16 Pa. 110 | Pa. | 1851
The opinion of the court was delivered May 19, by
The argument of the counsel for the appellee is based on the erroneous assumption that the widow is placed in a class by herself, and as such entitled to the administration of the estate; and this would appear to have been the apprehension of the Register’s Court. The statute of 21 Hen. 8, c. 5, which, in relation to persons entitled to administration, is the same as the act of 1832, places the widow and next of kin on the same platform: 4 Watts 38, Ellmaker’s Appeal; Rob. Dig. 250. Under the construction given to that act, the ordinary or register in this State, grants administration of the effects of the husband to the widow, or next of kin, or he may grant it to either or both, at his discretion. If the widow renounces administration, it shall be granted to the children, or other next of kin, in preference to strangers or even to creditors. The discretion given to the register is limited to a selection from those asJcing, if competent, in each class in their order: Tol. 86; Wms. Ex’rs 246. When the widow renounces her right to administer, it is the duty of the register to select from the children, or next of kin, a person or persons competent to perform the duties of administration, preferring males to females. In making the choice among this class, doubtless, great respect ought to be paid to the recommendation of those persons who have the most interest in the assets, on the reasonable presumption that those who have the greatest interest to increase the estate, are most fit to advise as to the administration. Thus far the cases go, but no further. It has never been understood, as is contended, that the widow or next of kin, or both combined, having the greatest stake in the estate, can pass by any one of the children, or next of kin, competent and willing to take, and vest the appointment in a stranger.

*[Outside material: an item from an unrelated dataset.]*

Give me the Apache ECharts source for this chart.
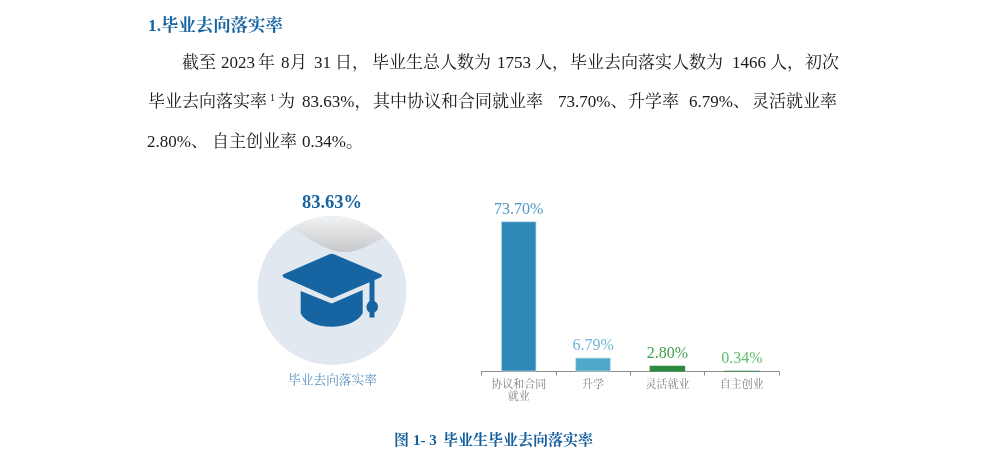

But is the paper put in evidence to be viewed as an absolute or conditional, qualified renunciation of the widow and children ? We think the latter is the correct interpretation. It is a release of her right to the present administrators, and nothing more. It would not have been executed, as we are warranted in believing, except on the erroneous supposition that it conferred, the register assenting, on the persons in whom they put trust and confidence, an unimpeachable title to administer the assets. The widow released all her right and title to the' administration of the estate to James L. Jones and Samuel B. Thomas, and desired that administration be granted to the said James L. Jones and Samuel B. Thomas, her appointees. It is not an absolute, but qualified release or renunciation. It was, as we think, the obvious intention of the parties, to release on .condition that their appointees be permitted to settle the estate. Having attempted what they had no power to do, the whole instrument becomes inoperative, leaving the rights of the widow and the heirs, or next of kin, as before. Being then of opinion that letters of administration were improperly granted to the appellees, the same are hereby revoked. The proceedings are remitted to the register, with directions to grant letters of administration according to law, to the widow, or next of kin, to one or more of them, according to his best discretion.